Something you don’t like? Well, that’s just the way he is. Or: she’s just like
that. And often, that is true. Trying to change another person is
not
the easiest thing in the world. It is not always even the right thing to try to
do. It is good to be reminded that sometimes we need to accept other people as
they are Cromwell-like -- warts and all. Sometimes we need to learn more about
loving each other, and less about criticizing each other.
And
yet... it is one thing to accept the circles that someone else has drawn around
the shots they called. It is another to get away with the same thing... in
ourselves.
And the time is
near -- the time is now -- for us to step back, and to look at ourselves...

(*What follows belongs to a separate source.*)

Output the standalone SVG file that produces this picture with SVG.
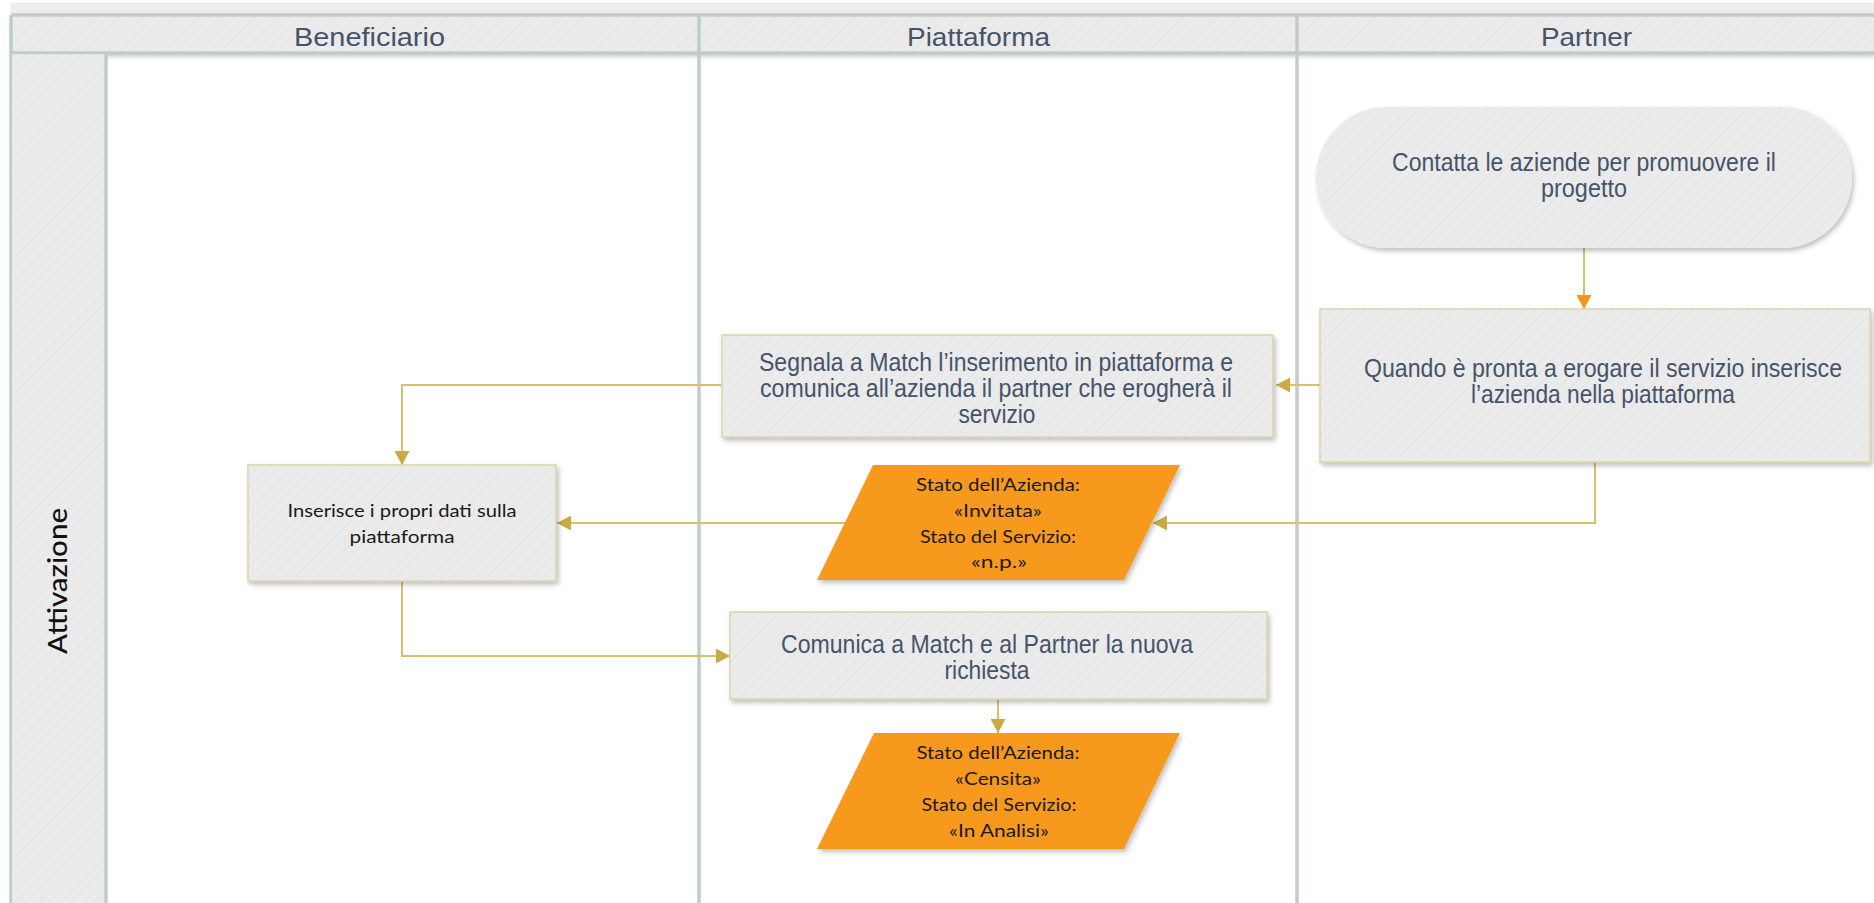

without illusion. As Jews, we are called upon to make sure -- at least once a
year -- which we draw the circles in our lives first. That we think about what
we are doing, that we think about where we are going that we set our goals
first, and then aim to meet them.
Many years
before Buckaroo Banzai, a different man heard very different words. Not
"wherever you’re going, there you are," but "lech lecha!"
Go, you. Go forward, yourself. Go forward -- into yourself. And with these two
words,
Abraham set
forth on a journey that would wind its way into history. He did not always know
exactly where his journey would take him. But he had a guide. And that guide
meant that he had a goal. And it was the goal he chose, more than any physical
compass, which set the direction of his life. Life comes with directions. Or,
more to the point, it implores us; it empowers us, to choose directions for ourselves.
And that is the central challenge of this season and all seasons: to lift up
our eyes, to look up, to look ahead, to choose our path, to set our goal and to
follow. To live, not just wherever we are blown by the winds of chance, but
somehow with a modicum of control over at least our inner fate, over the kind
of person we choose to be. To reach a star, first we must choose the star.
Then, and only then, does all our reaching have a chance.